**GIVEN REQUEST**. From the listing below, copy only the lines running from the line that contains "Generate a Python" to the line that contains "bottom += np.array(vals)", both included.
** Start of ENTRIES **
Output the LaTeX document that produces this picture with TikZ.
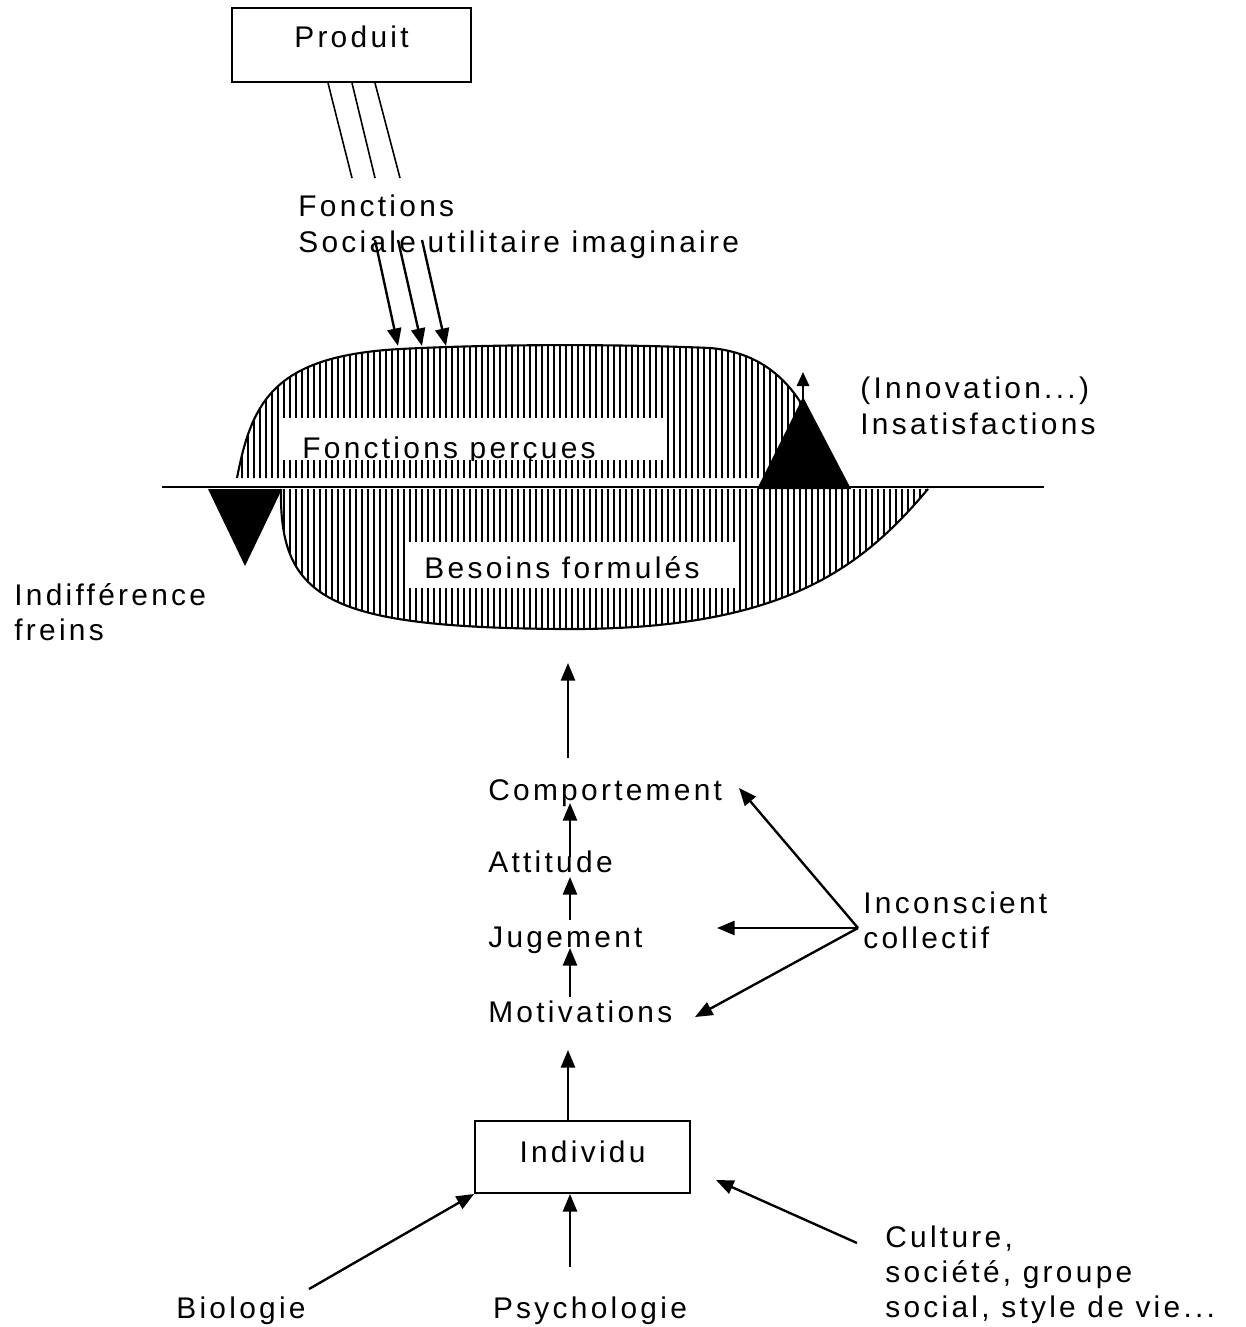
** End of ENTRIES **
** Start of ENTRIES **
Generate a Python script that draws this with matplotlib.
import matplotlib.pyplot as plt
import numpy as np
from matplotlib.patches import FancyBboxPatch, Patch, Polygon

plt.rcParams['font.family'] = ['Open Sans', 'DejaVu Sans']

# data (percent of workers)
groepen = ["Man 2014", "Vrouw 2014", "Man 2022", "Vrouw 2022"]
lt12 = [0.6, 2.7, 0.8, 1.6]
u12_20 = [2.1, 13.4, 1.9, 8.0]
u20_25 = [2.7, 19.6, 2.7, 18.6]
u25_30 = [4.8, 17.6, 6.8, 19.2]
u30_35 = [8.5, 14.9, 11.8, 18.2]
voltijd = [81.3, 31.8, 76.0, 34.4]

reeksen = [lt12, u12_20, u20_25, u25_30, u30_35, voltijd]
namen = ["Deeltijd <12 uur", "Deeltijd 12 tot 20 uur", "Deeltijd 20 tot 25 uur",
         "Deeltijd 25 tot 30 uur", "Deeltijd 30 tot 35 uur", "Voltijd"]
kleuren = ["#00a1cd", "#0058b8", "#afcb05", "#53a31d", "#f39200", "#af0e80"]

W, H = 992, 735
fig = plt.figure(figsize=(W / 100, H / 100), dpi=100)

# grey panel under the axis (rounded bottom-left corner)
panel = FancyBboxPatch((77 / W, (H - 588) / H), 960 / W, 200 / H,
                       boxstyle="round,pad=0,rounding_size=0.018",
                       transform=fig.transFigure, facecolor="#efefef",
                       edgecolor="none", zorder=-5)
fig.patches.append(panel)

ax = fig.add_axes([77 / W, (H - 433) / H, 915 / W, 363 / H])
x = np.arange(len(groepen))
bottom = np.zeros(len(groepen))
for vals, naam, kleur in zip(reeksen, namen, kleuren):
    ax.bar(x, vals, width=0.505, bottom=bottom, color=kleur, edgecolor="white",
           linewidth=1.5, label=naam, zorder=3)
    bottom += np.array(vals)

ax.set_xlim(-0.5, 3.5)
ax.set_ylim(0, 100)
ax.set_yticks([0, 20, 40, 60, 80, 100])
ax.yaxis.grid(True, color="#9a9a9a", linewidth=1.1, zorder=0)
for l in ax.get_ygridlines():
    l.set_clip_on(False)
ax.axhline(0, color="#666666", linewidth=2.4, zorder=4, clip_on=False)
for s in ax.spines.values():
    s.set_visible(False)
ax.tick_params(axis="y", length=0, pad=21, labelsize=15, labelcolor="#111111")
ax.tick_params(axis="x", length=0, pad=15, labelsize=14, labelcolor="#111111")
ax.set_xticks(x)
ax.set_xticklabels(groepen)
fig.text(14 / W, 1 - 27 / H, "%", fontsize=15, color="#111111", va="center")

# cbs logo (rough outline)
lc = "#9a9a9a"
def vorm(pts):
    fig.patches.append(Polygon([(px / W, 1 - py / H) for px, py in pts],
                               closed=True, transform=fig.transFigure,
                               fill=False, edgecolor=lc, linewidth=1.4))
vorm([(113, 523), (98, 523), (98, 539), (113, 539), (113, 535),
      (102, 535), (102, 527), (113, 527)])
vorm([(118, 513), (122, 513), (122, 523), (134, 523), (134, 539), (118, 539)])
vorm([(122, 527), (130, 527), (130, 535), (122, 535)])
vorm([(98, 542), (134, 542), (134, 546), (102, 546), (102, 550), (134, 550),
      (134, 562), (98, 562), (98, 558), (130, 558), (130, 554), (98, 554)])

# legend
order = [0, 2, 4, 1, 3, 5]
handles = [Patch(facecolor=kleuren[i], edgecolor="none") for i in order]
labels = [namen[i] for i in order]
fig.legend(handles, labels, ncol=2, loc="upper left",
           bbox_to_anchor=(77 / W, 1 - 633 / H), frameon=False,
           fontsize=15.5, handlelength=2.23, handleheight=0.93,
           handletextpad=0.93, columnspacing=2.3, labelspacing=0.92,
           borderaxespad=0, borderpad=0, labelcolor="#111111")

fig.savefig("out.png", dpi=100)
** End of ENTRIES **
**COMPLETE RESPONSE**.
Generate a Python script that draws this with matplotlib.
import matplotlib.pyplot as plt
import numpy as np
from matplotlib.patches import FancyBboxPatch, Patch, Polygon

plt.rcParams['font.family'] = ['Open Sans', 'DejaVu Sans']

# data (percent of workers)
groepen = ["Man 2014", "Vrouw 2014", "Man 2022", "Vrouw 2022"]
lt12 = [0.6, 2.7, 0.8, 1.6]
u12_20 = [2.1, 13.4, 1.9, 8.0]
u20_25 = [2.7, 19.6, 2.7, 18.6]
u25_30 = [4.8, 17.6, 6.8, 19.2]
u30_35 = [8.5, 14.9, 11.8, 18.2]
voltijd = [81.3, 31.8, 76.0, 34.4]

reeksen = [lt12, u12_20, u20_25, u25_30, u30_35, voltijd]
namen = ["Deeltijd <12 uur", "Deeltijd 12 tot 20 uur", "Deeltijd 20 tot 25 uur",
         "Deeltijd 25 tot 30 uur", "Deeltijd 30 tot 35 uur", "Voltijd"]
kleuren = ["#00a1cd", "#0058b8", "#afcb05", "#53a31d", "#f39200", "#af0e80"]

W, H = 992, 735
fig = plt.figure(figsize=(W / 100, H / 100), dpi=100)

# grey panel under the axis (rounded bottom-left corner)
panel = FancyBboxPatch((77 / W, (H - 588) / H), 960 / W, 200 / H,
                       boxstyle="round,pad=0,rounding_size=0.018",
                       transform=fig.transFigure, facecolor="#efefef",
                       edgecolor="none", zorder=-5)
fig.patches.append(panel)

ax = fig.add_axes([77 / W, (H - 433) / H, 915 / W, 363 / H])
x = np.arange(len(groepen))
bottom = np.zeros(len(groepen))
for vals, naam, kleur in zip(reeksen, namen, kleuren):
    ax.bar(x, vals, width=0.505, bottom=bottom, color=kleur, edgecolor="white",
           linewidth=1.5, label=naam, zorder=3)
    bottom += np.array(vals)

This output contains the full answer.